Los editores del mundo analógico, en cambio, podían tener ideología, principios, valores. Lideraban, marcaban el camino, buscaban adoctrinar, educar, enseñar. El receptor del mensaje podía aceptar o rechazar el material que recibía, pero había diversidad. La financiación del producto analógico no provenía exclusivamente del público sino también del anunciante, con lo que era posible encontrar quien pagara por un producto no excesivamente popular, más minoritario, diferente.
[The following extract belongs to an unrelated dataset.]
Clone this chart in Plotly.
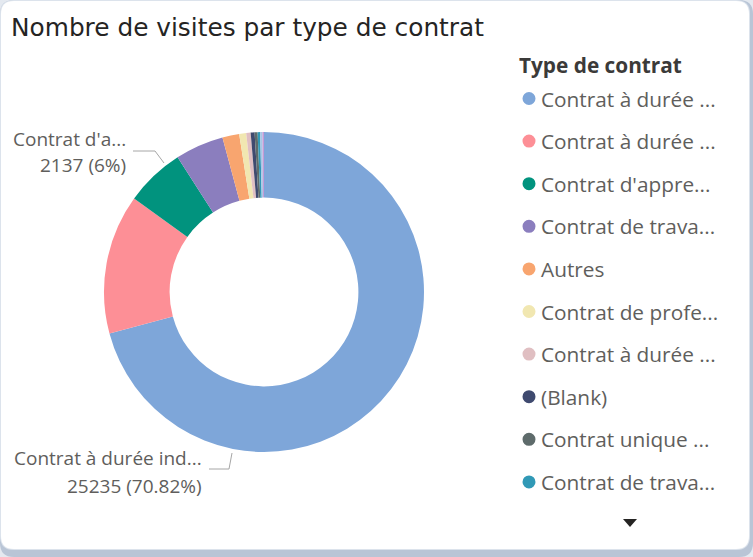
import plotly.graph_objects as go

W, H = 753, 557

# ---------------- data ----------------
categories = [
    "Contrat à durée indéterminée",
    "Contrat à durée déterminée",
    "Contrat d'apprentissage",
    "Contrat de travail temporaire",
    "Autres",
    "Contrat de professionnalisation",
    "Contrat à durée déterminée d'usage",
    "(Blank)",
    "Contrat unique d'insertion",
    "Contrat de travail saisonnier",
    "Contrat de chantier",
    "Stage",
]
visits = [25235, 5024, 2137, 1746, 606, 250, 160, 140, 107, 90, 80, 57]
colors = ["#7EA6D9", "#FD8F96", "#01937E", "#8B7EBE", "#F8A56F", "#F1E7B1",
          "#E0BFC2", "#3F4A6F", "#5E6B6B", "#3199B6", "#A9C6E6", "#C49BD6"]
legend_labels = ["Contrat à durée ...", "Contrat à durée ...", "Contrat d'appre...",
                 "Contrat de trava...", "Autres", "Contrat de profe...",
                 "Contrat à durée ...", "(Blank)", "Contrat unique ...",
                 "Contrat de trava..."]
slice_label_names = {0: "Contrat à durée ind...", 2: "Contrat d'a..."}

total = sum(visits)


def fmt_pct(v):
    s = f"{100 * v / total:.2f}".rstrip("0").rstrip(".")
    return s + "%"


def px(x):
    return x / W


def py(y):
    return 1 - y / H


FONT = "Open Sans, Noto Sans, sans-serif"

fig = go.Figure()
fig.add_trace(go.Pie(
    labels=categories,
    values=visits,
    sort=False,
    direction="clockwise",
    rotation=0,
    hole=0.59,
    marker=dict(colors=colors, line=dict(width=0)),
    textinfo="none",
    hoverinfo="label+value+percent",
    showlegend=False,
    domain=dict(x=[px(104), px(424)], y=[py(452), py(132)]),
))

shapes = []


def rrect(x0, y0, x1, y1, r):
    def P(x, y):
        return f"{px(x)},{py(y)}"
    return (f"M {P(x0 + r, y0)} L {P(x1 - r, y0)} Q {P(x1, y0)} {P(x1, y0 + r)} "
            f"L {P(x1, y1 - r)} Q {P(x1, y1)} {P(x1 - r, y1)} "
            f"L {P(x0 + r, y1)} Q {P(x0, y1)} {P(x0, y1 - r)} "
            f"L {P(x0, y0 + r)} Q {P(x0, y0)} {P(x0 + r, y0)} Z")


# card background: shadow + white rounded rect
shapes.append(dict(type="path", xref="paper", yref="paper", layer="below",
                   path=rrect(0, 0, 753, 557, 14), fillcolor="#B9C5D6", line=dict(width=0)))
shapes.append(dict(type="path", xref="paper", yref="paper", layer="below",
                   path=rrect(0, 0, 750, 550, 14), fillcolor="#DCE3EC", line=dict(width=0)))
shapes.append(dict(type="path", xref="paper", yref="paper", layer="below",
                   path=rrect(1, 1, 749, 549, 13), fillcolor="#FFFFFF", line=dict(width=0)))

annotations = []
# title
annotations.append(dict(text="Nombre de visites par type de contrat", x=px(9), y=py(27),
                        xref="paper", yref="paper", xanchor="left", yanchor="middle",
                        showarrow=False,
                        font=dict(family="DejaVu Sans, sans-serif", size=24.8, color="#252423")))

# legend
annotations.append(dict(text="<b>Type de contrat</b>", x=px(517), y=py(65),
                        xref="paper", yref="paper", xanchor="left", yanchor="middle",
                        showarrow=False, font=dict(family=FONT, size=20.8, color="#3B3A39")))
leg_y0, leg_dy = 98.5, 42.6
for i, lab in enumerate(legend_labels):
    yc = leg_y0 + i * leg_dy
    shapes.append(dict(type="circle", xref="paper", yref="paper",
                       x0=px(522.5), x1=px(535.5), y0=py(yc + 6.5), y1=py(yc - 6.5),
                       fillcolor=colors[i], line=dict(width=0)))
    annotations.append(dict(text=lab, x=px(539), y=py(yc),
                            xref="paper", yref="paper", xanchor="left", yanchor="middle",
                            showarrow=False, font=dict(family=FONT, size=20.8, color="#605E5C")))
# scroll arrow
shapes.append(dict(type="path", xref="paper", yref="paper",
                   path=f"M {px(623)},{py(519)} L {px(637)},{py(519)} L {px(630)},{py(527)} Z",
                   fillcolor="#252423", line=dict(width=0)))

# data labels
lab_font = dict(family=FONT, size=19, color="#605E5C")
# CDI label
annotations.append(dict(text=slice_label_names[0], x=px(204), y=py(458), xref="paper", yref="paper",
                        xanchor="right", yanchor="middle", showarrow=False, font=lab_font))
annotations.append(dict(text=f"{visits[0]} ({fmt_pct(visits[0])})", x=px(204), y=py(486),
                        xref="paper", yref="paper", xanchor="right", yanchor="middle",
                        showarrow=False, font=lab_font))
shapes.append(dict(type="path", xref="paper", yref="paper",
                   path=f"M {px(209)},{py(469)} L {px(229)},{py(469)} L {px(232)},{py(453)}",
                   line=dict(color="#A6A6A6", width=1)))
# apprenticeship label
annotations.append(dict(text=slice_label_names[2], x=px(128), y=py(139), xref="paper", yref="paper",
                        xanchor="right", yanchor="middle", showarrow=False, font=lab_font))
annotations.append(dict(text=f"{visits[2]} ({fmt_pct(visits[2])})", x=px(128), y=py(165),
                        xref="paper", yref="paper", xanchor="right", yanchor="middle",
                        showarrow=False, font=lab_font))
shapes.append(dict(type="path", xref="paper", yref="paper",
                   path=f"M {px(133)},{py(151)} L {px(155)},{py(151)} L {px(164)},{py(163)}",
                   line=dict(color="#A6A6A6", width=1)))

fig.update_layout(
    width=W, height=H, autosize=False,
    margin=dict(l=0, r=0, t=0, b=0),
    paper_bgcolor="#E4E9F0",
    plot_bgcolor="rgba(0,0,0,0)",
    shapes=shapes,
    annotations=annotations,
)

fig.write_html("out.html", config={"displayModeBar": False},
               post_script="document.body.style.margin='0px';document.body.style.overflow='hidden';")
Nuestro gozo en un pozo: el que tenía que ser el cambio liberador ha terminado por atraparnos; lo que nos iba a convertir en personas plurales, abiertas, llenas de visiones diferentes, se ha convertido en lo opuesto, pobre, romo, sin profundidad. Lo que arrasa en la red es el mínimo común denominador del público, o sea la nada, lo insignificante, lo vacío. El mundo analógico está lleno de contradicciones pero el digital es todo él una contradicción; en el primero cabe la profundidad, en el segundo a duras penas encontramos algún indicio.